A interpretare Matteo è stato chiamato Maurizio Donadoni, attore spesso fuori dagli "schemi" classici, affiancato da buoni comprimari: Renato Campese, Francesco Biscione, Carlo Simoni, Sergio Basile, Fabio Bussotti, Sandro Querci, Silvia Budri. L'adattamento teatrale è di Sergio Pierattini e Marzia G. Lea Pacella, la regia di Maurizio Panici, mentre le scenografie di Daniele Spisa.
L'Istituto del Dramma Popolare di San Miniato, ora trasformato in fondazione con il concorso della cassa di risparmio locale, è nato nel 1944 allo scopo "di ridare al popolo il suo teatro per far sì che il teatro acquisti nella evoluzione sociale la sua missione guida. (…) E poiché il teatro, oltre ad avere una funzione artistico-culturale, deve avere anche e particolarmente una funzione etico-sociale, l'Istituto del Dramma Popolare metterà sulle sue scene lavori a sfondo e di ispirazione cristiana, sicuro di assolvere il suo compito, che è eminentemente educativo".
In oltre mezzo secolo hanno collaborato con San Miniato registi quali Orazio Costa, Luigi Squarzina, Franco Enriquez, Sandro Bolchi, Aldo Trionfo, ed hanno recitato attori come Giulio Bosetti, Ernesto Calindri, Rossella Falk, Arnoldo Foà, e ancora Carla Fracci, Nando Gazzolo, Giancarlo Giannini, Valeria Moriconi, Gastone Moschin, Ave Ninchi, Aroldo Tieri…
L'esperienza di San Miniato è guardata con attenzione dalla Chiesa, infatti tra gli ospiti della Prima era presente Vittorio Sozzi, responsabile del Progetto culturale della Cei, la Conferenza episcopale italiana, che ha ribadito l'intenzione (emersa anche da un recente incontro tra operatori del settore a Roma) di promuovere un teatro portatore dei valori della cultura di ispirazione cristiana.
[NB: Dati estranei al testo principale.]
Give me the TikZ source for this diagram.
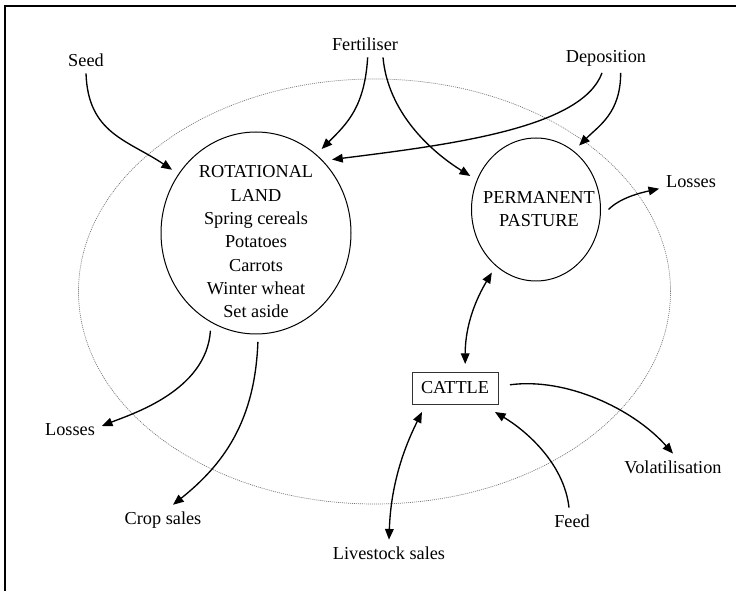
\documentclass[tikz,border=0pt]{standalone}
\usepackage{fontspec}
\setmainfont{Liberation Serif}
\usetikzlibrary{shapes.geometric,arrows.meta}
\begin{document}
\begin{tikzpicture}[x=0.75pt,y=-0.75pt,
  lbl/.style={inner sep=5pt, font=\fontsize{13.7pt}{17.5pt}\selectfont},
  landarea/.style={ellipse, draw, line width=0.75pt, inner sep=0pt, outer sep=6pt},
  farm/.style={ellipse, draw=black!55, dash pattern=on 0.75pt off 0.75pt, line width=0.5pt, inner sep=0pt},
  stock/.style={rectangle, draw=black!80, line width=0.6pt, minimum width=64.5pt,
    minimum height=24pt, inner sep=0pt, outer sep=6pt, font=\fontsize{13.7pt}{17.5pt}\selectfont},
  tip/.style={Triangle[length=8pt,width=6.5pt]},
  flow/.style={line width=1pt, -{Triangle[length=8pt,width=6.5pt]}},
  twoway/.style={line width=1pt, {Triangle[length=8pt,width=6.5pt]}-{Triangle[length=8pt,width=6.5pt]}},
]
\useasboundingbox (0,0) rectangle (736,591);

% frame on the top and left sides
\draw[line width=1.6pt] (5,591) -- (5,6) -- (736,6);

% farm boundary
\node[farm, minimum width=444pt, minimum height=318.75pt] (farm) at (374.5,291.5) {};

% land areas and livestock
\node[landarea, minimum width=142.5pt, minimum height=151.5pt] (rot) at (256,233) {};
\node[lbl, align=center] (rottext) at (256,242)
  {ROTATIONAL\\LAND\\Spring cereals\\Potatoes\\Carrots\\Winter wheat\\Set aside};
\node[landarea, minimum width=96.75pt, minimum height=107.25pt] (pas) at (536,209.5) {};
\node[lbl, align=center] (pastext) at (539,209) {PERMANENT\\PASTURE};
\node[stock] (cattle) at (455,388) {CATTLE};

% inputs and outputs
\node[lbl] (seed) at (86,60) {Seed};
\node[lbl] (fert) at (365,44) {Fertiliser};
\node[lbl] (depo) at (606,58) {Deposition};
\node[lbl] (losr) at (691,182) {Losses};
\node[lbl] (volat) at (673,467) {Volatilisation};
\node[lbl] (feed) at (572,521) {Feed};
\node[lbl] (lsales) at (389,553) {Livestock sales};
\node[lbl] (losl) at (70,430) {Losses};
\node[lbl] (crop) at (163,520) {Crop sales};

% flows
\draw[flow] (seed.south) .. controls +(2,60) and +(-45,-30) .. (rot.143);
\draw[flow] ([xshift=2pt]fert.south) .. controls +(-3,50) and +(25,-25) .. (rot.52);
\draw[flow] ([xshift=13.5pt]fert.south) .. controls +(5,55) and +(-40,-25) .. (pas.153);
\draw[flow] ([xshift=-3pt]depo.south) .. controls +(-20,55) and +(120,-15) .. (rot.44);
\draw[flow] ([xshift=11pt]depo.south) .. controls +(0,40) and +(20,-20) .. (pas.56);
\draw[flow] (pas.0) .. controls +(12,-12) and +(-18,4) .. ([yshift=-5pt]losr.west);
\draw[twoway] (pas.235) .. controls +(-15,25) and +(0,-40) .. (cattle.67);
\draw[flow, shorten <=3pt] (cattle.3) .. controls +(60,-8) and +(-40,-45) .. (volat.north);
\draw[flow] ([xshift=-2.25pt]feed.north) .. controls +(-5,-45) and +(30,18) .. (cattle.329);
\draw[twoway] (cattle.216) .. controls +(-15,30) and +(2,-60) .. (lsales.north);
\draw[flow] (rot.245) .. controls +(-4,60) and +(30,-12) .. ([yshift=3pt]losl.east);
\draw[flow] (rot.271) .. controls +(-3,80) and +(50,-40) .. ([xshift=7.5pt]crop.north);
\end{tikzpicture}
\end{document}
Proprio come avviene con l'esperienza di Sordevolo, vicino a Biella, di cui da queste colonne abbiamo già riferito; proprio come accade con rassegne e festival quali la novarese "Passio" o "Crucifixus" nel Bresciano, "DeSidera" a Bergamo o con rassegne itineranti come "Il teatro dell'anima" o "Le vie dell'anima".
Uno spazio che era stato delle filodrammatiche cattoliche, soprattutto negli anni Cinquanta e Sessanta, uno spazio da "ricostruire".